Effectiveness statistics: Public material from large vendors and industry research commonly indicates that MFA significantly reduces account takeover risk. For example, Microsoft has previously called out that enabling MFA can block the overwhelming majority of automated attacks aimed at accounts.
Risks, caveats and actionable rollout checklist
While MFA enforcement is a positive security step, organisations must manage rollout risks to avoid disruption and unintended exposures.
Risk of lockouts: Poorly planned enforcement can lead to administrators being locked out of their environments. Mitigation: maintain documented break‑glass procedures, pre‑register emergency methods, and test recovery workflows before enforcement affects all users.
Helpdesk load and user friction: MFA increases authentication steps and can slow routine operations. Mitigation: communicate changes early, provide training, publish step‑by‑step guides for common MFA methods, and monitor helpdesk volumes.
MFA fatigue and social engineering: Users may receive many prompts and could eventually accept fraudulent requests.
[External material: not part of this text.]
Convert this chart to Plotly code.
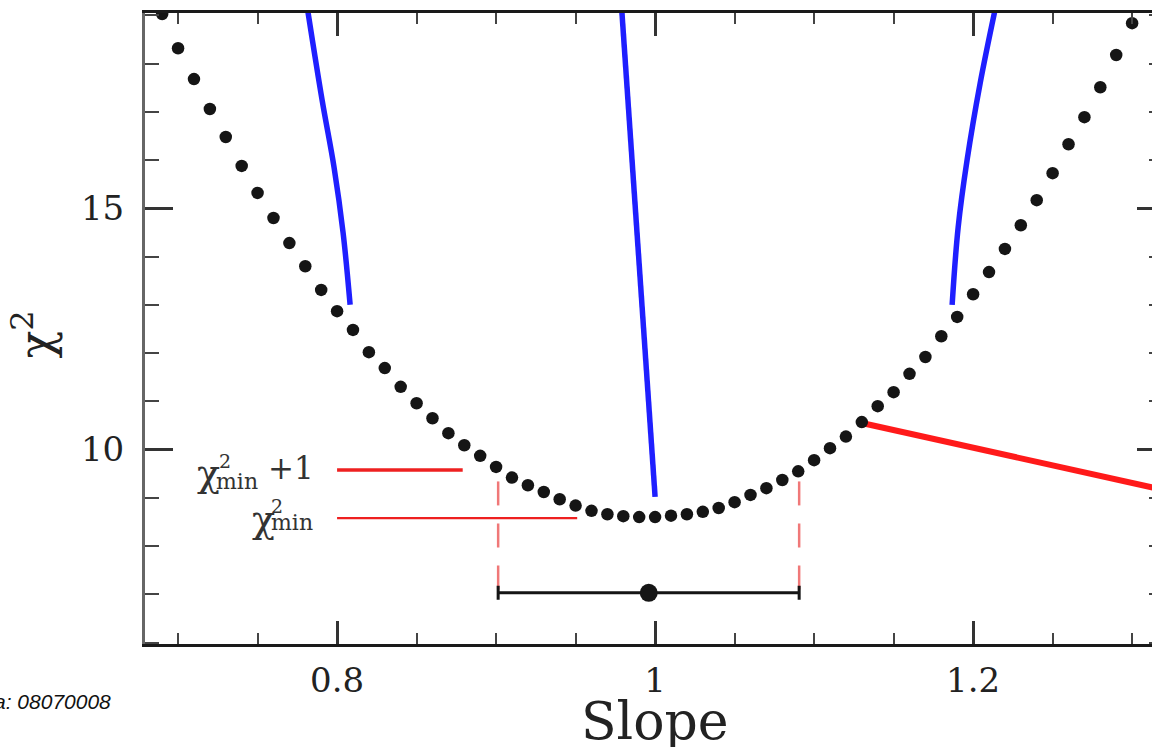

Mitigation: combine phishing‑resistant factors (hardware keys), implement risk‑based prompting, and educate staff about approval hygiene.
Coverage gaps: Enforcement focused on portal sign‑ins does not eliminate risks in other channels (APIs, remote desktops, application logins). Mitigation: perform an identity attack surface review and extend strong authentication policies where feasible.
Conclusion
Microsoft’s move to enforce MFA for Azure Portal sign‑ins across all tenants since March 2025 is a pragmatic step toward reducing account takeover risk for administrators and operators. For defenders, the change simplifies one aspect of risk management by eliminating password‑only interactive access to the portal, but it also requires careful operational planning — auditing automation, securing break‑glass accounts, preferring phishing‑resistant factors, and bolstering monitoring and response capabilities. Organisations that combine enforced MFA with PIM, Conditional Access, and strong incident detection will be best positioned to both benefit from the policy and avoid operational disruption.